Regression Analysis

Linear Regression

axle.ml.LinearRegression makes use of axle.algebra.LinearAlgebra.

See the wikipedia page on Linear Regression

Example: Home Prices

case class RealtyListing(size: Double, bedrooms: Int, floors: Int, age: Int, price: Double)

val listings = List(
  RealtyListing(2104, 5, 1, 45, 460d),
  RealtyListing(1416, 3, 2, 40, 232d),
  RealtyListing(1534, 3, 2, 30, 315d),
  RealtyListing(852, 2, 1, 36, 178d))

Create a price estimator using linear regression.

import cats.implicits._
import spire.algebra.Rng
import spire.algebra.NRoot
import axle.jblas._

implicit val rngDouble: Rng[Double] = spire.implicits.DoubleAlgebra
implicit val nrootDouble: NRoot[Double] = spire.implicits.DoubleAlgebra
implicit val laJblasDouble = axle.jblas.linearAlgebraDoubleMatrix[Double]
implicit val rngInt: Rng[Int] = spire.implicits.IntAlgebra

import axle.ml.LinearRegression

val priceEstimator = LinearRegression(
  listings,
  numFeatures = 4,
  featureExtractor = (rl: RealtyListing) => (rl.size :: rl.bedrooms.toDouble :: rl.floors.toDouble :: rl.age.toDouble :: Nil),
  objectiveExtractor = (rl: RealtyListing) => rl.price,
  α = 0.1,
  iterations = 100)

Use the estimator

priceEstimator(RealtyListing(1416, 3, 2, 40, 0d))
// res0: Double = 288.60017635814035

Create a Plot of the error during the training

import axle.visualize._
import axle.algebra.Plottable._

val errorPlot = Plot(
  () => List(("error" -> priceEstimator.errTree)),
  connect = true,
  drawKey = true,
  colorOf = (label: String) => Color.black,
  title = Some("Linear Regression Error"),
  xAxis = Some(0d),
  xAxisLabel = Some("step"),
  yAxis = Some(0),
  yAxisLabel = Some("error"))

Create the SVG

import axle.web._
import cats.effect._

errorPlot.svg[IO]("docwork/images/lrerror.svg").unsafeRunSync()

lr error

Logistic Regression

WARNING: implementation is incorrect

axle.ml.LogisticRegression makes use of axle.algebra.LinearAlgebra.
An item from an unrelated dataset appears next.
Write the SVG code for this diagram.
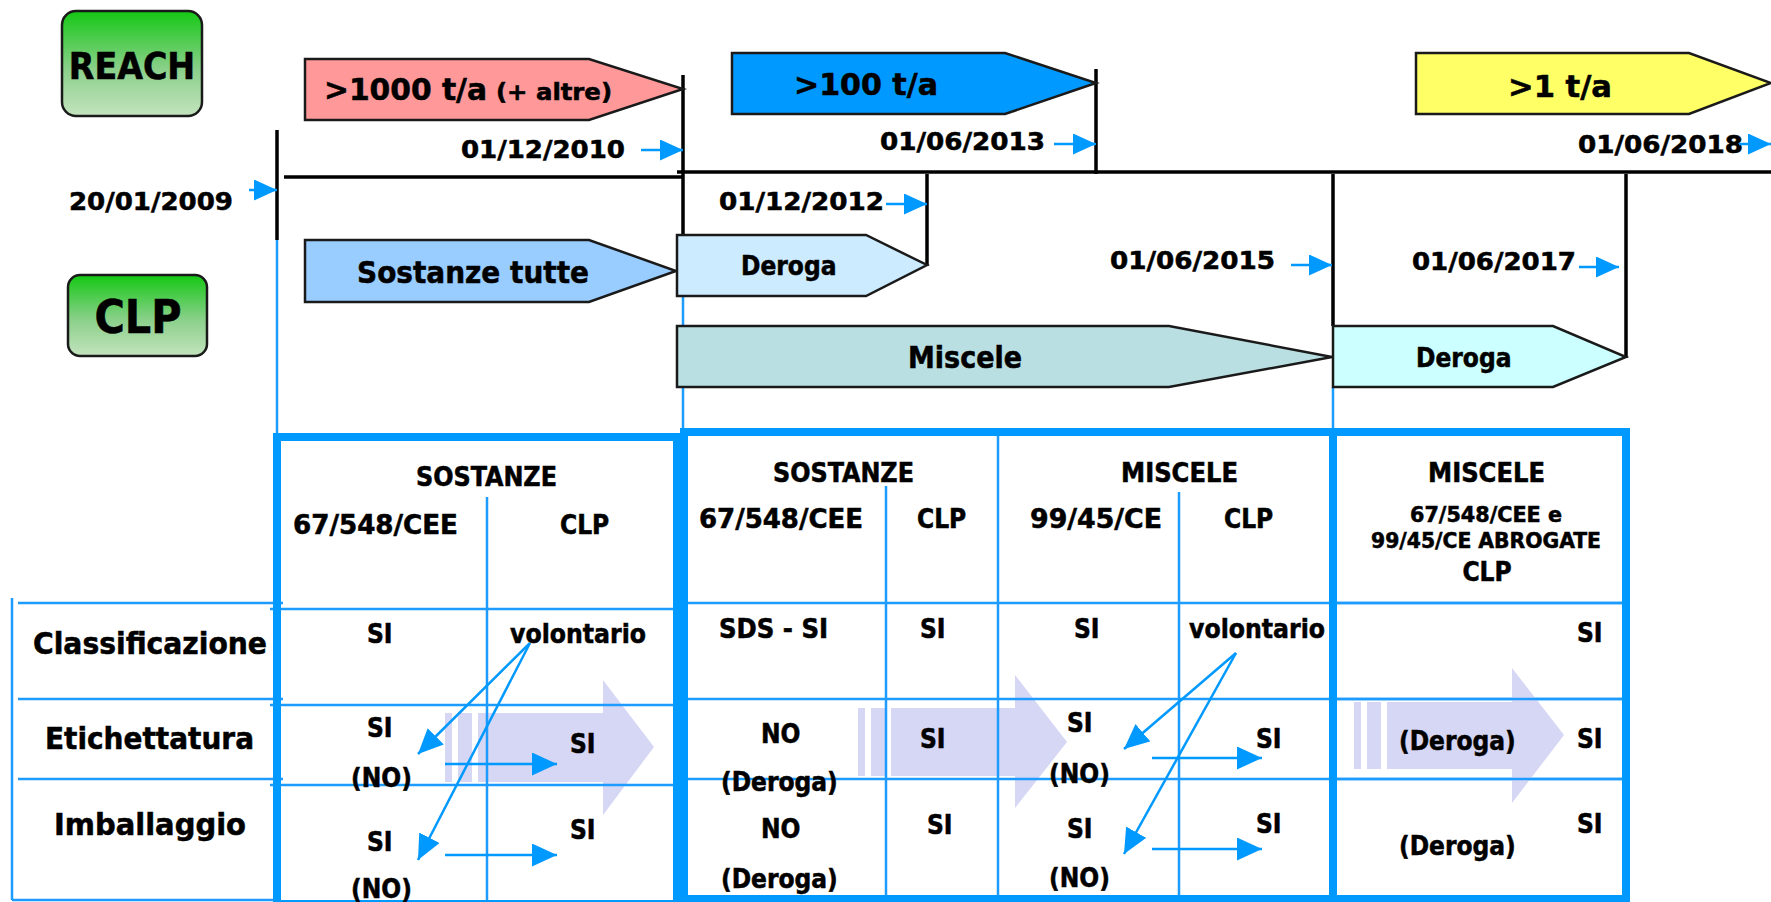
<svg xmlns="http://www.w3.org/2000/svg" width="1771" height="902" viewBox="0 0 1771 902">
<defs>
<linearGradient id="grn" x1="0" y1="0" x2="0" y2="1">
<stop offset="0" stop-color="#14C814"/>
<stop offset="0.55" stop-color="#8AD08A"/>
<stop offset="1" stop-color="#C4E3BE"/>
</linearGradient>
<marker id="ah" markerWidth="23" markerHeight="21" refX="23" refY="10.5" orient="auto" markerUnits="userSpaceOnUse">
<path d="M0,0 L23,10.5 L0,21 z" fill="#0099FF"/>
</marker>
<marker id="ah2" markerWidth="25" markerHeight="23" refX="25" refY="11.5" orient="auto" markerUnits="userSpaceOnUse">
<path d="M0,0 L25,11.5 L0,23 z" fill="#0099FF"/>
</marker>
</defs>
<style>
text{font-family:"DejaVu Sans Condensed","DejaVu Sans",sans-serif;font-weight:bold;fill:#000;stroke:#000;stroke-width:0.5}
.s26{font-size:26px}
.s31{font-size:31px}
.s25{font-size:25px}
.s21{font-size:21px}
.mid{text-anchor:middle}
.shape{stroke:#1a1a1a;stroke-width:2.5}
.blk{stroke:#000;stroke-width:3.5;fill:none}
.thin{stroke:#1E9BFF;stroke-width:2.5;fill:none}
.thick{stroke:#0099FF;stroke-width:8;fill:none}
.lav{fill:#D6D6F5}
.arr{stroke:#0099FF;stroke-width:2.5;fill:none;marker-end:url(#ah)}
.arr2{stroke:#0099FF;stroke-width:2.5;fill:none;marker-end:url(#ah2)}
</style>
<rect width="1771" height="902" fill="#fff"/>

<g id="reach-label">
<rect x="62" y="11" width="140" height="105" rx="14" fill="url(#grn)" class="shape"/>
<text x="132" y="79" class="mid" font-size="37">REACH</text>
</g>
<g id="clp-label">
<rect x="68" y="275" width="139" height="81" rx="12" fill="url(#grn)" class="shape"/>
<text x="138" y="333" class="mid" font-size="46">CLP</text>
</g>

<g id="timeline">
<line x1="277" y1="130" x2="277" y2="240" class="blk"/>
<line x1="284" y1="177" x2="684" y2="177" class="blk"/>
<line x1="683" y1="75" x2="683" y2="235" class="blk"/>
<line x1="677" y1="172" x2="1771" y2="172" class="blk"/>
<line x1="1096" y1="69" x2="1096" y2="174" class="blk"/>
<line x1="927" y1="174" x2="927" y2="266" class="blk"/>
<line x1="1333" y1="174" x2="1333" y2="326" class="blk"/>
<line x1="1626" y1="174" x2="1626" y2="358" class="blk"/>
<line x1="277" y1="240" x2="277" y2="433" class="thin"/>
<line x1="683" y1="296" x2="683" y2="326" class="thin"/>
<line x1="683" y1="387" x2="683" y2="428" class="thin"/>
<line x1="1333" y1="387" x2="1333" y2="428" class="thin"/>
</g>

<g id="bar-1000">
<path d="M305,59 H589 L683,89 L589,120 H305 Z" fill="#FF9999" class="shape"/>
<text x="324" y="100" class="s31" textLength="163" lengthAdjust="spacingAndGlyphs">&gt;1000 t/a</text>
<text x="496" y="100" font-size="23" textLength="116" lengthAdjust="spacingAndGlyphs">(+ altre)</text>
</g>
<g id="bar-100">
<path d="M732,53 H1005 L1096,83 L1005,114 H732 Z" fill="#0099FF" class="shape"/>
<text x="794" y="95" class="s31" textLength="144" lengthAdjust="spacingAndGlyphs">&gt;100 t/a</text>
</g>
<g id="bar-1">
<path d="M1416,53 H1689 L1771,83 L1689,114 H1416 Z" fill="#FFFF66" class="shape"/>
<text x="1508" y="97" class="s31" textLength="104" lengthAdjust="spacingAndGlyphs">&gt;1 t/a</text>
</g>
<g id="bar-sostanze">
<path d="M305,240 H589 L676,271 L589,302 H305 Z" fill="#99CCFF" class="shape"/>
<text x="357" y="283" class="s31" textLength="232" lengthAdjust="spacingAndGlyphs">Sostanze tutte</text>
</g>
<g id="bar-deroga1">
<path d="M677,235 H866 L927,265 L866,296 H677 Z" fill="#CCEBFF" class="shape"/>
<text x="741" y="275" class="s26">Deroga</text>
</g>
<g id="bar-miscele">
<path d="M677,326 H1169 L1332,357 L1169,387 H677 Z" fill="#B9DFE3" class="shape"/>
<text x="908" y="368" font-size="30">Miscele</text>
</g>
<g id="bar-deroga2">
<path d="M1333,326 H1553 L1626,357 L1553,387 H1333 Z" fill="#CCFFFF" class="shape"/>
<text x="1416" y="367" class="s26">Deroga</text>
</g>

<g id="dates">
<text x="69" y="210" class="s25" textLength="164" lengthAdjust="spacingAndGlyphs">20/01/2009</text>
<text x="461" y="158" class="s25" textLength="164" lengthAdjust="spacingAndGlyphs">01/12/2010</text>
<text x="880" y="150" class="s25" textLength="165" lengthAdjust="spacingAndGlyphs">01/06/2013</text>
<text x="719" y="210" class="s25" textLength="165" lengthAdjust="spacingAndGlyphs">01/12/2012</text>
<text x="1110" y="269" class="s25" textLength="165" lengthAdjust="spacingAndGlyphs">01/06/2015</text>
<text x="1578" y="153" class="s25" textLength="165" lengthAdjust="spacingAndGlyphs">01/06/2018</text>
<text x="1412" y="270" class="s25" textLength="164" lengthAdjust="spacingAndGlyphs">01/06/2017</text>
</g>

<g id="row-labels">
<line x1="12" y1="598" x2="12" y2="900" class="thin"/>
<line x1="18" y1="603" x2="283" y2="603" class="thin"/>
<line x1="18" y1="699" x2="283" y2="699" class="thin"/>
<line x1="18" y1="779" x2="283" y2="779" class="thin"/>
<line x1="12" y1="900" x2="273" y2="900" class="thin"/>
<text x="33" y="654" class="s31" textLength="234" lengthAdjust="spacingAndGlyphs">Classificazione</text>
<text x="45" y="749" class="s31" textLength="209" lengthAdjust="spacingAndGlyphs">Etichettatura</text>
<text x="54" y="835" class="s31" textLength="192" lengthAdjust="spacingAndGlyphs">Imballaggio</text>
</g>

<g id="period-1">
<rect x="445" y="713" width="7" height="69" class="lav"/>
<rect x="458" y="713" width="14" height="69" class="lav"/>
<path d="M478,713 H603 V680 L654,747 L603,815 V782 H478 Z" class="lav"/>
<line x1="270" y1="609" x2="677" y2="609" class="thin"/>
<line x1="270" y1="705" x2="677" y2="705" class="thin"/>
<line x1="270" y1="785" x2="677" y2="785" class="thin"/>
<line x1="487" y1="497" x2="487" y2="902" class="thin"/>
<rect x="277" y="437" width="400" height="467" class="thick"/>
<text x="416" y="486" class="s26" textLength="141" lengthAdjust="spacingAndGlyphs">SOSTANZE</text>
<text x="293" y="534" class="s26" textLength="165" lengthAdjust="spacingAndGlyphs">67/548/CEE</text>
<text x="560" y="534" class="s26">CLP</text>
<text x="367" y="643" class="s26">SI</text>
<text x="510" y="643" class="s26" textLength="136" lengthAdjust="spacingAndGlyphs">volontario</text>
<text x="367" y="737" class="s26">SI</text>
<text x="351" y="787" class="s26">(NO)</text>
<text x="570" y="753" class="s26">SI</text>
<text x="367" y="851" class="s26">SI</text>
<text x="351" y="898" class="s26">(NO)</text>
<text x="570" y="839" class="s26">SI</text>
</g>

<g id="period-2">
<rect x="858" y="708" width="7" height="68" class="lav"/>
<rect x="871" y="708" width="14" height="68" class="lav"/>
<path d="M891,708 H1015 V675 L1067,742 L1015,808 V776 H891 Z" class="lav"/>
<line x1="684" y1="603" x2="1626" y2="603" class="thin"/>
<line x1="684" y1="699" x2="1626" y2="699" class="thin"/>
<line x1="684" y1="779" x2="1626" y2="779" class="thin"/>
<line x1="886" y1="486" x2="886" y2="899" class="thin"/>
<line x1="998" y1="436" x2="998" y2="899" class="thin"/>
<line x1="1179" y1="492" x2="1179" y2="899" class="thin"/>
<rect x="684" y="432" width="649" height="467" class="thick"/>
<text x="773" y="482" class="s26" textLength="141" lengthAdjust="spacingAndGlyphs">SOSTANZE</text>
<text x="699" y="528" class="s26" textLength="164" lengthAdjust="spacingAndGlyphs">67/548/CEE</text>
<text x="917" y="528" class="s26">CLP</text>
<text x="719" y="638" class="s26" textLength="109" lengthAdjust="spacingAndGlyphs">SDS - SI</text>
<text x="920" y="638" class="s26">SI</text>
<text x="761" y="743" class="s26">NO</text>
<text x="721" y="791" class="s26">(Deroga)</text>
<text x="920" y="748" class="s26">SI</text>
<text x="761" y="838" class="s26">NO</text>
<text x="721" y="888" class="s26">(Deroga)</text>
<text x="927" y="834" class="s26">SI</text>
<text x="1121" y="482" class="s26" textLength="117" lengthAdjust="spacingAndGlyphs">MISCELE</text>
<text x="1030" y="528" class="s26" textLength="132" lengthAdjust="spacingAndGlyphs">99/45/CE</text>
<text x="1224" y="528" class="s26">CLP</text>
<text x="1074" y="638" class="s26">SI</text>
<text x="1189" y="638" class="s26" textLength="136" lengthAdjust="spacingAndGlyphs">volontario</text>
<text x="1067" y="732" class="s26">SI</text>
<text x="1049" y="783" class="s26">(NO)</text>
<text x="1256" y="748" class="s26">SI</text>
<text x="1067" y="838" class="s26">SI</text>
<text x="1049" y="887" class="s26">(NO)</text>
<text x="1256" y="833" class="s26">SI</text>
</g>

<g id="period-3">
<rect x="1354" y="702" width="7" height="67" class="lav"/>
<rect x="1367" y="702" width="14" height="67" class="lav"/>
<path d="M1387,702 H1512 V668 L1564,735 L1512,803 V769 H1387 Z" class="lav"/>
<line x1="1333" y1="603" x2="1626" y2="603" class="thin"/>
<line x1="1333" y1="699" x2="1626" y2="699" class="thin"/>
<line x1="1333" y1="779" x2="1626" y2="779" class="thin"/>
<rect x="1333" y="432" width="293" height="467" class="thick"/>
<text x="1428" y="482" class="s26" textLength="117" lengthAdjust="spacingAndGlyphs">MISCELE</text>
<text x="1410" y="522" class="s21" textLength="152" lengthAdjust="spacingAndGlyphs">67/548/CEE e</text>
<text x="1371" y="548" class="s21" textLength="230" lengthAdjust="spacingAndGlyphs">99/45/CE ABROGATE</text>
<text x="1487" y="581" class="s26 mid">CLP</text>
<text x="1577" y="642" class="s26">SI</text>
<text x="1399" y="750" class="s26">(Deroga)</text>
<text x="1577" y="748" class="s26">SI</text>
<text x="1399" y="855" class="s26">(Deroga)</text>
<text x="1577" y="833" class="s26">SI</text>
</g>

<g id="connectors">
<line x1="249" y1="190" x2="277" y2="190" class="arr"/>
<line x1="641" y1="150" x2="683" y2="150" class="arr"/>
<line x1="1054" y1="144" x2="1096" y2="144" class="arr"/>
<line x1="886" y1="204" x2="927" y2="204" class="arr"/>
<line x1="1291" y1="265" x2="1332" y2="265" class="arr"/>
<line x1="1739" y1="144" x2="1771" y2="144" class="arr"/>
<line x1="1579" y1="267" x2="1619" y2="267" class="arr"/>
<line x1="530" y1="643" x2="418" y2="754" class="arr2"/>
<line x1="530" y1="643" x2="418" y2="860" class="arr2"/>
<line x1="445" y1="764" x2="557" y2="764" class="arr2"/>
<line x1="445" y1="855" x2="557" y2="855" class="arr2"/>
<line x1="1236" y1="653" x2="1124" y2="749" class="arr2"/>
<line x1="1236" y1="653" x2="1124" y2="854" class="arr2"/>
<line x1="1152" y1="758" x2="1262" y2="758" class="arr2"/>
<line x1="1152" y1="849" x2="1262" y2="849" class="arr2"/>
</g>
</svg>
See the wikipedia page on Logistic Regression

Example: Test Pass Probability

Predict Test Pass Probability as a Function of Hours Studied

case class Student(hoursStudied: Double, testPassed: Boolean)

val data = List(
  Student(0.50, false),
  Student(0.75, false),
  Student(1.00, false),
  Student(1.25, false),
  Student(1.50, false),
  Student(1.75, false),
  Student(1.75, true),
  Student(2.00, false),
  Student(2.25, true),
  Student(2.50, false),
  Student(2.75, true),
  Student(3.00, false),
  Student(3.25, true),
  Student(3.50, false),
  Student(4.00, true),
  Student(4.25, true),
  Student(4.50, true),
  Student(4.75, true),
  Student(5.00, true),
  Student(5.50, true)
)

Create a test pass probability function using logistic regression.

import spire.algebra.Rng
import spire.algebra.NRoot
import axle.jblas._

implicit val rngDouble: Rng[Double] = spire.implicits.DoubleAlgebra
// rngDouble: Rng[Double] = spire.std.DoubleAlgebra@3825d648
implicit val nrootDouble: NRoot[Double] = spire.implicits.DoubleAlgebra
// nrootDouble: NRoot[Double] = spire.std.DoubleAlgebra@3825d648
implicit val laJblasDouble = axle.jblas.linearAlgebraDoubleMatrix[Double]
// laJblasDouble: axle.algebra.LinearAlgebra[org.jblas.DoubleMatrix, Int, Int, Double] = axle.jblas.package$$anon$5@469c0c69
implicit val rngInt: Rng[Int] = spire.implicits.IntAlgebra
// rngInt: Rng[Int] = spire.std.IntAlgebra@5a0d8dc7

import axle.ml.LogisticRegression

val featureExtractor = (s: Student) => (s.hoursStudied :: Nil)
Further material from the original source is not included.